Mais, dans ces conditions, comment nous limiter à une « approche critique » ? En 1954, Hélène Gratiot-Alphanréry, dans son étude classique La lecture en milieu rural, notait qu’à 30 kms de Paris, des enfants de journaliers agricoles, à 10 ans, n’avaient jamais eu entre les mains des livres de loisirs.
Trente-cinq ans plus tard, la situation n’a pas réellement changée. Un sondage réalisé dans les environs de Tours, en septembre-octobre 1989, nous apprend que plusieurs écoles primaires rurales ne disposent toujours pas de « coins-lecture » et ne bénéficie pas de l’apport du biliobus. Manque ou mauvaise répartition des crédits ?

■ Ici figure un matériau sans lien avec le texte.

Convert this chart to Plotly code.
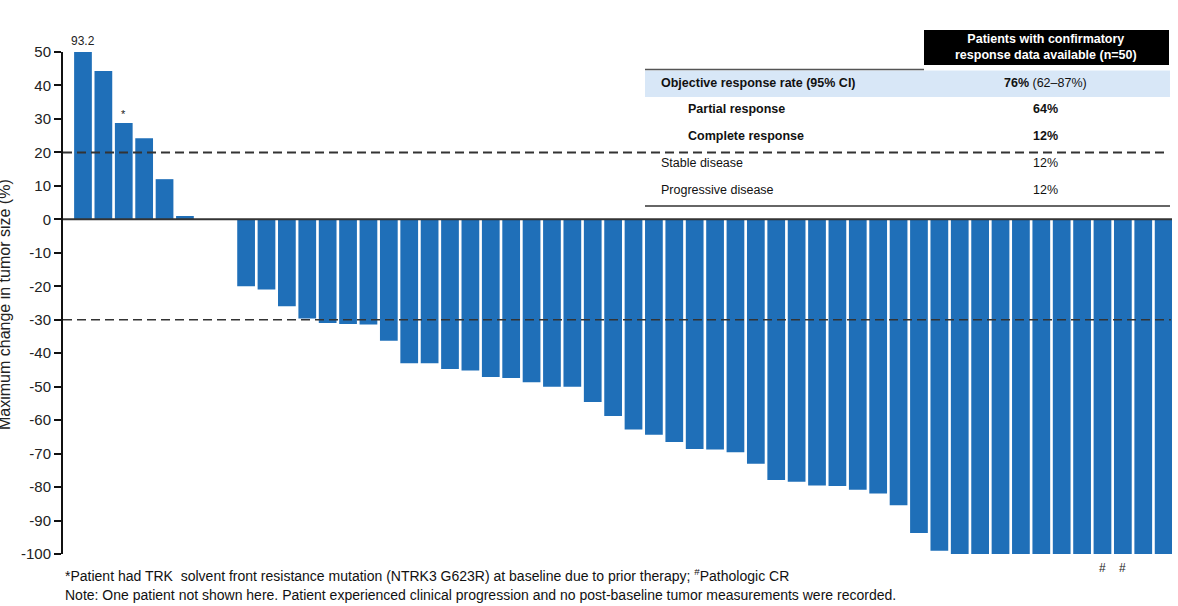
import numpy as np
import plotly.graph_objects as go

# Best percent change from baseline in tumor size, one bar per patient (sorted)
change = [
    93.2, 44.3, 28.8, 24.2, 12.0, 1.0, 0.0, 0.0,
    -20.0, -21.0, -26.0, -29.6, -31.0, -31.3, -31.4, -36.3,
    -43.0, -43.0, -44.7, -45.2, -47.1, -47.4, -48.7, -50.0,
    -50.0, -54.6, -58.8, -62.8, -64.4, -66.5, -68.6, -68.8,
    -69.6, -73.0, -77.9, -78.4, -79.5, -79.7, -80.8, -81.9,
    -85.4, -93.7, -99.0, -100.0, -100.0, -100.0, -100.0, -100.0,
    -100.0, -100.0, -100.0, -100.0, -100.0, -100.0,
]
# Per-bar markers: "*" resistance mutation, "#" pathologic CR
marker_above = {2: "*"}
marker_below = {50: "#", 51: "#"}

y_ticks = [50, 40, 30, 20, 10, 0, -10, -20, -30, -40, -50, -60, -70, -80, -90, -100]
thresholds = [20, -30]

# Response summary table
table_header = "Patients with confirmatory<br>response data available (n=50)"
row_labels = ["Objective response rate (95% CI)", "Partial response", "Complete response",
              "Stable disease", "Progressive disease"]
row_values = ["<b>76%</b> (62\u201387%)", "<b>64%</b>", "<b>12%</b>", "12%", "12%"]
row_bold = [True, True, True, False, False]
row_indent = [0, 1, 1, 0, 0]

footnotes = [
    "*Patient had TRK  solvent front resistance mutation (NTRK3 G623R) at baseline due to prior therapy; <sup>#</sup>Pathologic CR",
    "Note: One patient not shown here. Patient experienced clinical progression and no post-baseline tumor measurements were recorded.",
]

W, H = 1178, 606
ML, MR, MT, MB = 63, 6, 52, 52
PW, PH = W - ML - MR, H - MT - MB

def px(x):
    return (x - ML) / PW

def py(y):
    return (H - MB - y) / PH

BAR = "#1f6fb8"
FONT = "Liberation Sans, Arial, sans-serif"

x = np.arange(len(change))
fig = go.Figure(go.Bar(x=x, y=change, marker=dict(color=BAR, line=dict(width=0)),
                       hoverinfo="skip"))

shapes = []
annotations = []

# zero line and response thresholds
shapes.append(dict(type="line", xref="paper", yref="y", x0=0, x1=1, y0=0, y1=0,
                   line=dict(color="#333333", width=2), layer="above"))
shapes.append(dict(type="line", xref="paper", yref="y", x0=0, x1=px(1166), y0=thresholds[0], y1=thresholds[0],
                   line=dict(color="#333333", width=2, dash="9px,5px"), layer="above"))
shapes.append(dict(type="line", xref="paper", yref="y", x0=0, x1=px(1171), y0=thresholds[1], y1=thresholds[1],
                   line=dict(color="#333333", width=1.6, dash="9px,5px"), layer="above"))

# value of the clipped first bar
annotations.append(dict(x=0, y=50, xref="x", yref="y", text=f"{change[0]:.1f}", showarrow=False,
                        yanchor="bottom", yshift=2, font=dict(family=FONT, size=12, color="#222")))
for i, s in marker_above.items():
    annotations.append(dict(x=int(x[i]), y=change[i], xref="x", yref="y", text=s, showarrow=False,
                            yanchor="bottom", yshift=1, font=dict(family=FONT, size=11, color="#222")))
for i, s in marker_below.items():
    annotations.append(dict(x=int(x[i]), y=change[i], xref="x", yref="y", text=s, showarrow=False,
                            yanchor="top", yshift=-5, font=dict(family=FONT, size=12, color="#222")))

# table
shapes.append(dict(type="rect", xref="paper", yref="paper", x0=px(924), x1=px(1169), y0=py(65), y1=py(30),
                   fillcolor="black", line=dict(width=0), layer="above"))
shapes.append(dict(type="line", xref="paper", yref="paper", x0=px(645), x1=px(924), y0=py(69.5), y1=py(69.5),
                   line=dict(color="#555555", width=1.5), layer="above"))
shapes.append(dict(type="rect", xref="paper", yref="paper", x0=px(645), x1=px(1170), y0=py(97), y1=py(70.5),
                   fillcolor="#d8e7f7", line=dict(width=0), layer="below"))
shapes.append(dict(type="line", xref="paper", yref="paper", x0=px(645), x1=px(1170), y0=py(206), y1=py(206),
                   line=dict(color="#333333", width=1.5), layer="above"))
annotations.append(dict(x=px(1046), y=py(47), xref="paper", yref="paper", text=f"<b>{table_header}</b>",
                        showarrow=False, xanchor="center", yanchor="middle", align="center",
                        font=dict(family=FONT, size=12.5, color="white")))
row_y = [83, 109, 136, 163, 190]
for lab, val, b, ind, yy in zip(row_labels, row_values, row_bold, row_indent, row_y):
    annotations.append(dict(x=px(659 + 27 * ind), y=py(yy), xref="paper", yref="paper",
                            text=f"<b>{lab}</b>" if b else lab, showarrow=False,
                            xanchor="left", yanchor="middle",
                            font=dict(family=FONT, size=12.5, color="#111")))
    annotations.append(dict(x=px(1045), y=py(yy), xref="paper", yref="paper", text=val, showarrow=False,
                            xanchor="center", yanchor="middle",
                            font=dict(family=FONT, size=12.5, color="#111")))

# axis title
annotations.append(dict(x=px(4), y=py(305), xref="paper", yref="paper",
                        text="Maximum change in tumor size (%)", textangle=-90, showarrow=False,
                        xanchor="center", yanchor="middle", font=dict(family=FONT, size=16, color="#222")))

# footnotes
for k, t in enumerate(footnotes):
    annotations.append(dict(x=px(63), y=py(575 + 20 * k), xref="paper", yref="paper", text=t,
                            showarrow=False, xanchor="left", yanchor="middle",
                            font=dict(family=FONT, size=14, color="#111")))

fig.update_layout(
    width=W, height=H,
    margin=dict(l=ML, r=MR, t=MT, b=MB, autoexpand=False),
    paper_bgcolor="white", plot_bgcolor="white",
    bargap=0.13, showlegend=False,
    shapes=shapes, annotations=annotations,
    xaxis=dict(range=[-0.98, len(change) - 1 + 0.41], visible=False, fixedrange=True),
    yaxis=dict(range=[-100, 50], tickvals=y_ticks, ticktext=[str(v) for v in y_ticks],
               showgrid=False, zeroline=False, showline=True, linecolor="#111", linewidth=2,
               ticks="outside", ticklen=7, tickwidth=2, tickcolor="#111",
               tickfont=dict(family=FONT, size=15, color="#222")),
)

fig.write_html("out.html")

Il serait absurde de s’en prendre aux enseignants et aux bibliothécaires qui font ce qu’ils peuvent et au-delà. Promouvoir la lecture et les meilleurs livres, développer le sens critique du futur adulte, c’est l’affaire de tous. C’est un problème politique, un élément d’une entreprise globale qu’on pourrait appeler, pour simplifier, la politique de la lecture et de la culture.
Nous autres, chercheurs ou critiques, nous ne pouvons plus nous borner à une « approche critique ». A quoi pourrait bien servir de critiquer des livres que tant d’enfants n’auraient pas la possibilité de lire ?
Nous devons tous devenir des pourvoyeurs gratuits, des distributeurs bénévoles de livres aux enfants défavorisés. Nous pourrions, par exemple, constituer des banques de livres pour enfant. En guise de premiers apports, nopus y verserions, après les avoir étudiés, les meilleurs livres que nous recevons en service de presse. Nous pourrions encore demander aux enfants favorisés de donner à notre banque les livres qu’ils aiment le plus. Beaucoup de livres de qualité, peu soutenus par la presse, sont pilonnés. Nous pourrions persuader des éditeurs de nous les donner.
Nous vivons une époque où le livre, pour se maintenir, doit aller vers ses lecteurs potentiels. « Un dictionnaire, disait magnifiquement un participant interviewé il y a quelques mois dans une émission télévisée, ça doit se donner, c’est un acte d’amour ».
Notre approche critique ne peut pas, elle non plus, rester théorique. On n’est riche que de ce qu’on donne.
( article paru dans le n° 39 – juin 1990 – du bulletin du CRILJ )
Normalien, agrégé de philosophie, Marc Soriano (1918-1994) est romancier, pour les adultes et pour les enfants, et psychanalyste. Professeur de littérature populaire et pour la jeunesse à Bordeaux III et professeur émérite à Paris VII, il est spécialiste de Charles Perrault et de Jules Verne. En 1968, il publie aux éditions Gallimard Les Contes de Perrault, culture savante et traditions populaires et, en 1975, chez Flammarion, un épais Guide de littérature pour la jeunesse dont la réédition, chez Delagrave, en 2002, était très attendue. Marc Soriano fut membre du conseil d’administration du CRILJ.